Irish IT Cloud and Cybersecurity company

Ekco Cloud Ltd, trading as EKCO, is an IT cloud based services provider headquartered in Dublin, Republic of Ireland. The business was founded in 2017 as Internet Corp. by Eoin Blacklock and Jonathan Crowe, before rebranding as EKCO in 2020.

==History==
Eoin Blacklock and Jonathan Crowe created the business in 2017, after previously setting up KeepItSafe, an IT cloud computing business. KeepItSafe was sold to US internet business J2 Global in 2010. Blacklock and Crowe stayed on at J2 Global, growing the business until they departed in 2016. When registering the business, they had planned to call the business Evil Internet Corp. as an inside joke about taking over the world referencing Austin Powers, but dropped the Evil when completing the registration. The new business was funded by €8 million brought in by IBI Corporate Finance, with a further €16 million provided by Ulster Bank. A further €8.4 million was raised by ACT Venture Capital in 2019. The finance raised was used to purchase four businesses in Netherlands, four in the United Kingdom, including Cloudhelix, and Datastring in Ireland over the first 2 1/2 years of operation. By 2020, the company provided cloud services to blue chip companies such as PostNL, Heineken, Schiphol airport in Amsterdam and CPL Resources and in February of that year renamed themselves as EKCO.
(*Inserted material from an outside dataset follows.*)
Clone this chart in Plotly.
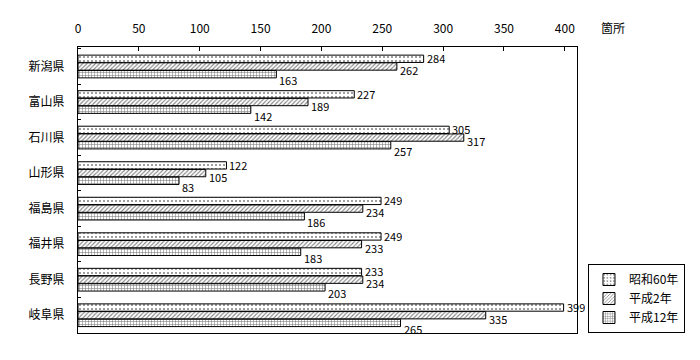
import plotly.graph_objects as go

prefectures = ["新潟県", "富山県", "石川県", "山形県", "福島県", "福井県", "長野県", "岐阜県"]
series_names = ["昭和60年", "平成2年", "平成12年"]
s60 = [284, 227, 305, 122, 249, 249, 233, 399]
h2 = [262, 189, 317, 105, 234, 233, 234, 335]
h12 = [163, 142, 257, 83, 186, 183, 203, 265]
x_ticks = [0, 50, 100, 150, 200, 250, 300, 350, 400]

FONT = "Noto Sans CJK JP"
patterns = [dict(shape=".", size=4, solidity=0.2),
            dict(shape="/", size=3, solidity=0.35),
            dict(shape="+", size=3, solidity=0.35)]
label_yshift = [9, -3, -13]

fig = go.Figure()
annotations = []
for name, vals, pat, ys in zip(series_names, [s60, h2, h12], patterns, label_yshift):
    fig.add_trace(go.Bar(
        name=name, y=prefectures, x=vals, orientation="h",
        marker=dict(color="white", line=dict(color="black", width=1),
                    pattern=dict(fgcolor="black", bgcolor="white", fillmode="overlay", **pat)),
    ))
    for p, v in zip(prefectures, vals):
        annotations.append(dict(text=str(v), x=v, y=p, xref="x", yref="y",
                                xanchor="left", yanchor="middle", xshift=2, yshift=ys,
                                height=11, borderpad=0,
                                showarrow=False, font=dict(family=FONT, size=11, color="black")))

annotations.append(dict(text="箇所", xref="paper", yref="paper", x=1.045, y=1.0,
                        xanchor="left", yanchor="bottom", yshift=9, showarrow=False,
                        font=dict(family=FONT, size=12)))

fig.update_layout(
    width=700, height=360,
    margin=dict(l=78, r=123, t=47, b=27),
    paper_bgcolor="white", plot_bgcolor="white",
    barmode="group", bargap=0.35, bargroupgap=0.05,
    font=dict(family=FONT, size=12, color="black"),
    showlegend=True,
    legend=dict(x=1.022, y=0, xanchor="left", yanchor="bottom",
                bordercolor="black", borderwidth=1, bgcolor="white",
                font=dict(family=FONT, size=12), traceorder="normal", tracegroupgap=4),
    xaxis=dict(side="top", range=[0, 410], tickvals=x_ticks, ticks="inside", ticklen=4,
               tickcolor="black", showgrid=False, zeroline=False, showline=True,
               linecolor="black", linewidth=1, mirror=True, tickfont=dict(size=12),
               ticklabelstandoff=8),
    yaxis=dict(autorange="reversed", ticks="inside", tickson="boundaries", ticklen=3,
               tickcolor="black", showgrid=False, showline=True, linecolor="black",
               linewidth=1, mirror=True, tickfont=dict(size=12), ticklabelstandoff=10),
    annotations=annotations,
)

fig.write_html("out.html")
In 2021, EKCO purchased CTI Global, a cloud infrastructure and IT security firm owned by Denis O'Brien. The company grew further in June 2021 by purchasing cybersecurity provider Kontex Security, which with its earlier purchases of Ward Solutions and Caveo Systems, made it the second largest Irish owned business in the cybersecurity market. This was followed up in August with the purchase of cloud services business Unity Technology Solutions, increasing EKCO's annual turnover to €103 million. In October 2022, Corten Capital, a London-based private equity firm became its majority shareholder when they purchased a stake worth €300 million.

During February 2023, EKCO, Microsoft and the National Cyber Security Centre collaborated to launch a new Secure Configuration Framework for Microsoft Office 365. EKCO continued with their purchasing spree, buying Waterford based Radius Technologies, which specialised in end-to-end IT services for small to medium-sized businesses, and iSYSTEMS, a cloud migration and cyber security services company, making EKCO one of the fastest-growing managed cloud and security services providers in Europe. The purchase was followed up in December by buying Milton Keynes based Bluecube, an IT security services company, taking their employee count to 860 and revenue to over €150 million. In the same month, Don Robert, the chair of the London Stock Exchange and a co-founder of EKCO's largest shareholder Corten Capital, became chairman of the company while EKCO became Ireland's first IT cloud provider to be awarded Microsoft Managed Service Provider achieving all four of the Microsoft security specialisations. In April 2024, EKCO continued the purchasing streak by buying CTS Group, a provider of cloud and managed IT services to law firms and barristers in Britain and Ireland that had gone into administration. The purchase had taken EKCO staff numbers to over 1000.

In May 2025, Ekco appointed industry veteran Ben Savage as their new chief executive officer. A week later, Ekco announced the purchase of Manchester-based cyber security consultancy Predatech.